▶ [Material]
:::::

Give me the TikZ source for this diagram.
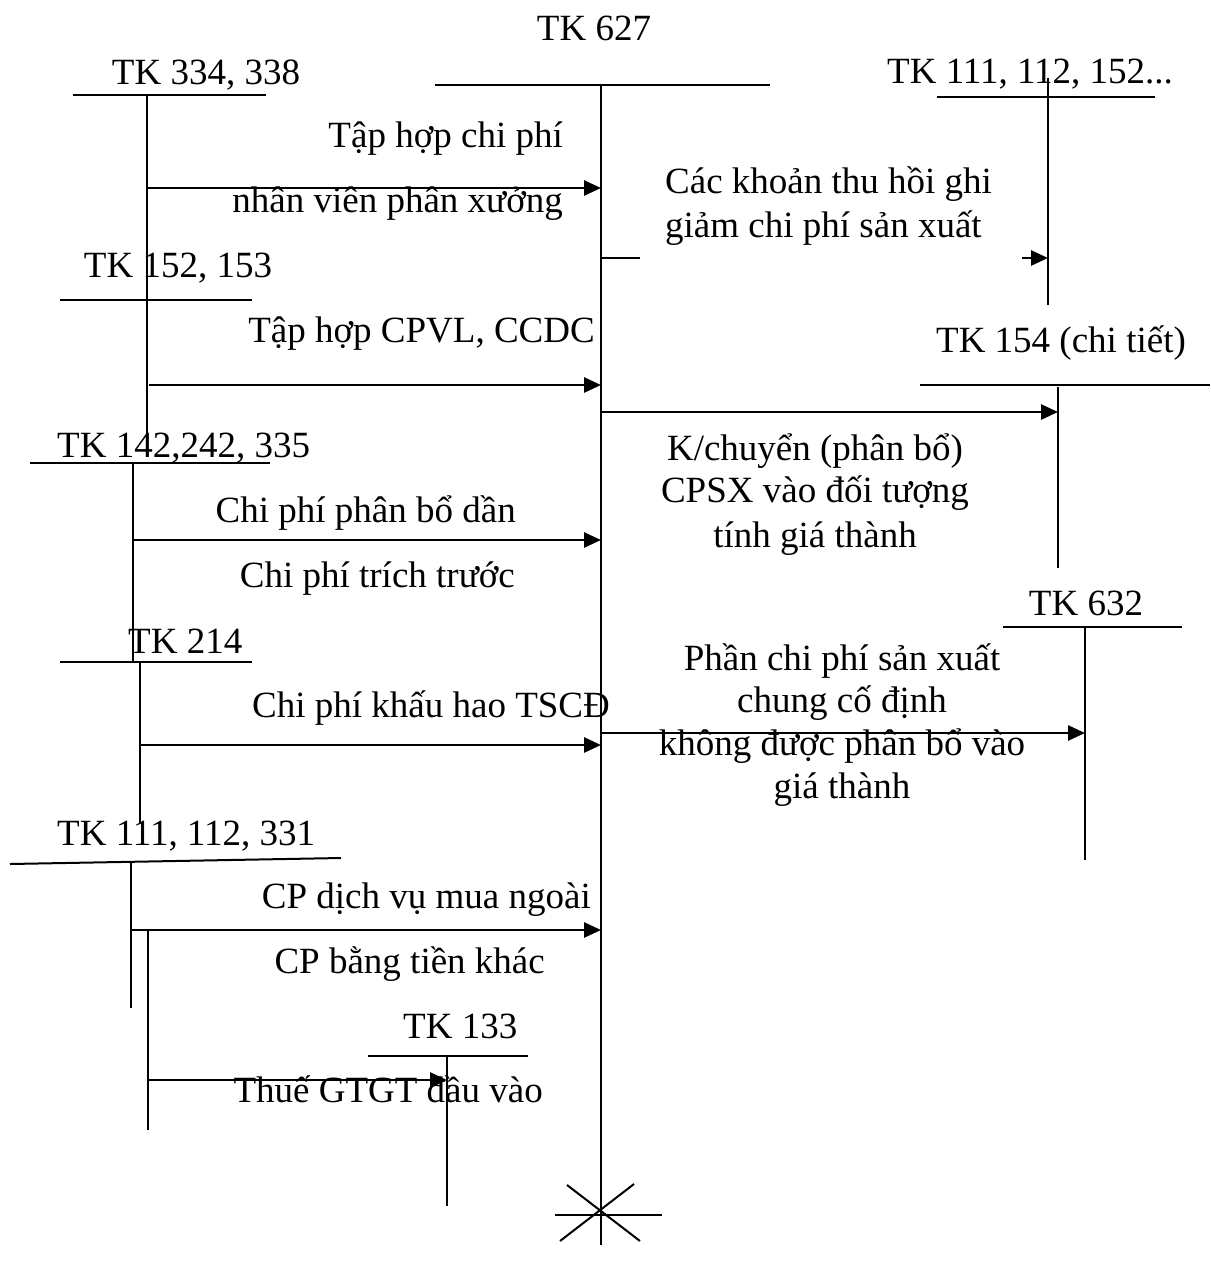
\documentclass[tikz,border=0pt]{standalone}
\usepackage{fontspec}
\setmainfont{Liberation Serif}
\usetikzlibrary{arrows.meta}
\begin{document}
\begin{tikzpicture}[x=1pt,y=-1pt,
  tline/.style={line width=2pt},
  tip/.style={-{Triangle[length=17pt,width=15pt]}},
  flow/.style={line width=2.8pt,tip},
  lbl/.style={inner sep=0pt,font=\fontsize{37}{43}\selectfont},
  lblr/.style={lbl,anchor=base east},
  lbll/.style={lbl,anchor=base west},
  lblc/.style={lbl,anchor=base}]
\useasboundingbox (0,0) rectangle (1210,1274);
% ---- main account TK 627
\node[lblc] (t627) at (594,40) {TK 627};
\draw[tline] (435,85) -- (770,85);
\draw[tline] (601,85) -- (601,1245);
\draw[tline] (555,1215) -- (662,1215);
\draw[tline] (567,1185) -- (640,1241);
\draw[tline] (634,1184) -- (560,1241);
% ---- TK 334, 338 and TK 152, 153
\node[lblc] (t334) at (206,84) {TK 334, 338};
\draw[tline] (73,95) -- (266,95);
\draw[tline] (147,95) -- (147,438);
\node[lblc] (t152) at (178,277) {TK 152, 153};
\draw[tline] (60,300) -- (252,300);
\coordinate (a1s) at (147,188); \coordinate (a1e) at (601,188);
\draw[flow] (a1s) -- (a1e);
\node[lblr] (l1a) at (563,147) {Tập hợp chi phí};
\node[lblr] (l1b) at (563,212) {nhân viên phân xưởng};
\coordinate (a2s) at (149,385); \coordinate (a2e) at (601,385);
\draw[flow] (a2s) -- (a2e);
\node[lblr] (l2) at (595,342) {Tập hợp CPVL, CCDC};
% ---- TK 142,242, 335
\node[lbll] (t142) at (57,457) {TK 142,242, 335};
\draw[tline] (30,463) -- (270,463);
\draw[tline] (133,463) -- (133,662);
\coordinate (a3s) at (133,540); \coordinate (a3e) at (601,540);
\draw[flow] (a3s) -- (a3e);
\node[lblr] (l3a) at (516,522) {Chi phí phân bổ dần};
\node[lblr] (l3b) at (515,587) {Chi phí trích trước};
% ---- TK 214
\node[lbll] (t214) at (128,653) {TK 214};
\draw[tline] (60,662) -- (252,662);
\draw[tline] (140,662) -- (140,823);
\coordinate (a4s) at (140,745); \coordinate (a4e) at (601,745);
\draw[flow] (a4s) -- (a4e);
\node[lblr] (l4) at (610,717) {Chi phí khấu hao TSCĐ};
% ---- TK 111, 112, 331
\node[lbll] (t111b) at (57,845) {TK 111, 112, 331};
\draw[tline] (10,864) -- (341,858);
\draw[tline] (131,862) -- (131,1008);
\draw[tline] (148,930) -- (148,1130);
\coordinate (a5s) at (131,930); \coordinate (a5e) at (601,930);
\draw[flow] (a5s) -- (a5e);
\node[lblr] (l5a) at (591,908) {CP dịch vụ mua ngoài};
\node[lblr] (l5b) at (545,973) {CP bằng tiền khác};
% ---- TK 133
\node[lbll] (t133) at (403,1038) {TK 133};
\draw[tline] (368,1056) -- (528,1056);
\draw[tline] (447,1056) -- (447,1206);
\coordinate (a6s) at (148,1080); \coordinate (a6e) at (447,1080);
\draw[flow] (a6s) -- (a6e);
\node[lblr] (l6) at (543,1102) {Thuế GTGT đầu vào};
% ---- TK 111, 112, 152...
\node[lbll] (t111a) at (887,83) {TK 111, 112, 152...};
\draw[tline] (937,97) -- (1155,97);
\draw[tline] (1048,78) -- (1048,305);
\coordinate (r1s) at (601,258); \coordinate (r1m) at (640,258);
\coordinate (r1n) at (1022,258); \coordinate (r1e) at (1048,258);
\draw[tline] (r1s) -- (r1m);
\draw[flow] (r1n) -- (r1e);
\node[lbll] (r1a) at (665,193) {Các khoản thu hồi ghi};
\node[lbll] (r1b) at (665,237) {giảm chi phí sản xuất};
% ---- TK 154 (chi tiết)
\node[lblc] (t154) at (1061,352) {TK 154 (chi tiết)};
\draw[tline] (920,385) -- (1210,385);
\draw[tline] (1058,387) -- (1058,568);
\coordinate (r2s) at (601,412); \coordinate (r2e) at (1058,412);
\draw[flow] (r2s) -- (r2e);
\node[lblc] (r2a) at (815,460) {K/chuyển (phân bổ)};
\node[lblc] (r2b) at (815,502) {CPSX vào đối tượng};
\node[lblc] (r2c) at (815,547) {tính giá thành};
% ---- TK 632
\node[lblc] (t632) at (1086,615) {TK 632};
\draw[tline] (1003,627) -- (1182,627);
\draw[tline] (1085,627) -- (1085,860);
\coordinate (r3s) at (601,733); \coordinate (r3e) at (1085,733);
\draw[flow] (r3s) -- (r3e);
\node[lblc] (r3a) at (842,670) {Phần chi phí sản xuất};
\node[lblc] (r3b) at (842,712) {chung cố định};
\node[lblc] (r3c) at (842,755) {không được phân bổ vào};
\node[lblc] (r3d) at (842,798) {giá thành};
\end{tikzpicture}
\end{document}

:::::

▶ [What you need to do]
Return the listing above word for word, with the pictures removed.

▶ [Problem solution]
Give me the TikZ source for this diagram.
\documentclass[tikz,border=0pt]{standalone}
\usepackage{fontspec}
\setmainfont{Liberation Serif}
\usetikzlibrary{arrows.meta}
\begin{document}
\begin{tikzpicture}[x=1pt,y=-1pt,
  tline/.style={line width=2pt},
  tip/.style={-{Triangle[length=17pt,width=15pt]}},
  flow/.style={line width=2.8pt,tip},
  lbl/.style={inner sep=0pt,font=\fontsize{37}{43}\selectfont},
  lblr/.style={lbl,anchor=base east},
  lbll/.style={lbl,anchor=base west},
  lblc/.style={lbl,anchor=base}]
\useasboundingbox (0,0) rectangle (1210,1274);
% ---- main account TK 627
\node[lblc] (t627) at (594,40) {TK 627};
\draw[tline] (435,85) -- (770,85);
\draw[tline] (601,85) -- (601,1245);
\draw[tline] (555,1215) -- (662,1215);
\draw[tline] (567,1185) -- (640,1241);
\draw[tline] (634,1184) -- (560,1241);
% ---- TK 334, 338 and TK 152, 153
\node[lblc] (t334) at (206,84) {TK 334, 338};
\draw[tline] (73,95) -- (266,95);
\draw[tline] (147,95) -- (147,438);
\node[lblc] (t152) at (178,277) {TK 152, 153};
\draw[tline] (60,300) -- (252,300);
\coordinate (a1s) at (147,188); \coordinate (a1e) at (601,188);
\draw[flow] (a1s) -- (a1e);
\node[lblr] (l1a) at (563,147) {Tập hợp chi phí};
\node[lblr] (l1b) at (563,212) {nhân viên phân xưởng};
\coordinate (a2s) at (149,385); \coordinate (a2e) at (601,385);
\draw[flow] (a2s) -- (a2e);
\node[lblr] (l2) at (595,342) {Tập hợp CPVL, CCDC};
% ---- TK 142,242, 335
\node[lbll] (t142) at (57,457) {TK 142,242, 335};
\draw[tline] (30,463) -- (270,463);
\draw[tline] (133,463) -- (133,662);
\coordinate (a3s) at (133,540); \coordinate (a3e) at (601,540);
\draw[flow] (a3s) -- (a3e);
\node[lblr] (l3a) at (516,522) {Chi phí phân bổ dần};
\node[lblr] (l3b) at (515,587) {Chi phí trích trước};
% ---- TK 214
\node[lbll] (t214) at (128,653) {TK 214};
\draw[tline] (60,662) -- (252,662);
\draw[tline] (140,662) -- (140,823);
\coordinate (a4s) at (140,745); \coordinate (a4e) at (601,745);
\draw[flow] (a4s) -- (a4e);
\node[lblr] (l4) at (610,717) {Chi phí khấu hao TSCĐ};
% ---- TK 111, 112, 331
\node[lbll] (t111b) at (57,845) {TK 111, 112, 331};
\draw[tline] (10,864) -- (341,858);
\draw[tline] (131,862) -- (131,1008);
\draw[tline] (148,930) -- (148,1130);
\coordinate (a5s) at (131,930); \coordinate (a5e) at (601,930);
\draw[flow] (a5s) -- (a5e);
\node[lblr] (l5a) at (591,908) {CP dịch vụ mua ngoài};
\node[lblr] (l5b) at (545,973) {CP bằng tiền khác};
% ---- TK 133
\node[lbll] (t133) at (403,1038) {TK 133};
\draw[tline] (368,1056) -- (528,1056);
\draw[tline] (447,1056) -- (447,1206);
\coordinate (a6s) at (148,1080); \coordinate (a6e) at (447,1080);
\draw[flow] (a6s) -- (a6e);
\node[lblr] (l6) at (543,1102) {Thuế GTGT đầu vào};
% ---- TK 111, 112, 152...
\node[lbll] (t111a) at (887,83) {TK 111, 112, 152...};
\draw[tline] (937,97) -- (1155,97);
\draw[tline] (1048,78) -- (1048,305);
\coordinate (r1s) at (601,258); \coordinate (r1m) at (640,258);
\coordinate (r1n) at (1022,258); \coordinate (r1e) at (1048,258);
\draw[tline] (r1s) -- (r1m);
\draw[flow] (r1n) -- (r1e);
\node[lbll] (r1a) at (665,193) {Các khoản thu hồi ghi};
\node[lbll] (r1b) at (665,237) {giảm chi phí sản xuất};
% ---- TK 154 (chi tiết)
\node[lblc] (t154) at (1061,352) {TK 154 (chi tiết)};
\draw[tline] (920,385) -- (1210,385);
\draw[tline] (1058,387) -- (1058,568);
\coordinate (r2s) at (601,412); \coordinate (r2e) at (1058,412);
\draw[flow] (r2s) -- (r2e);
\node[lblc] (r2a) at (815,460) {K/chuyển (phân bổ)};
\node[lblc] (r2b) at (815,502) {CPSX vào đối tượng};
\node[lblc] (r2c) at (815,547) {tính giá thành};
% ---- TK 632
\node[lblc] (t632) at (1086,615) {TK 632};
\draw[tline] (1003,627) -- (1182,627);
\draw[tline] (1085,627) -- (1085,860);
\coordinate (r3s) at (601,733); \coordinate (r3e) at (1085,733);
\draw[flow] (r3s) -- (r3e);
\node[lblc] (r3a) at (842,670) {Phần chi phí sản xuất};
\node[lblc] (r3b) at (842,712) {chung cố định};
\node[lblc] (r3c) at (842,755) {không được phân bổ vào};
\node[lblc] (r3d) at (842,798) {giá thành};
\end{tikzpicture}
\end{document}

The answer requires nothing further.